No longer, says Giles Keating, chief economist at Credit Suisse First Boston in London. He and an increasing number of other forecasters predict that the world will plunge into its first global recession since World War II this quarter and next. And for 2002 as a whole, global growth will be lucky to hit 0.7%, the lowest level since World War II.

That's in part the result of globalization, which means economies around the world move more in tandem than they used to. International trade now accounts for almost 20% of global gross domestic product, up from just 10% a decade ago. So manufacturers in one region are hurt more than they used to be by slowdowns elsewhere. It's not just exporters that are affected. Markets for many products are now completely international, with prices determined globally rather than locally. "That means domestic-oriented companies in one region feel the full blast of falling demand in another," says Richard Reid, chief equity economist at Schroder Salomon Smith Barney in London. "Their profits suffer, investment falls, and confidence falters." Meanwhile, the financial markets are more interlinked and liquid than they were. The capital that kept the emerging markets growing through past U.S. recessions nowadays can be yanked out at the first sign of trouble.

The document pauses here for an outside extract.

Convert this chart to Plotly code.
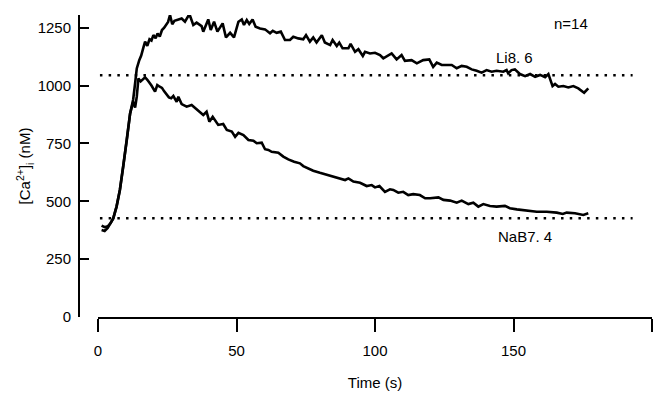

To make matters worse, Japan's troubled economy cannot provide the world with an engine as the U.S. stalls. The Asian Tigers, which hardly ever registered recessions, are now heavily dependent on exports to the U.S. and Japan for their vitality. And forget Europe: Economists say its structural problems mean that it can't buck the global trend. Those economies that are still growing--China, for instance--aren't big enough to act as global locomotives. "It's a gloomy picture," says Keating. "The hope is that a global response by policymakers can get things moving again."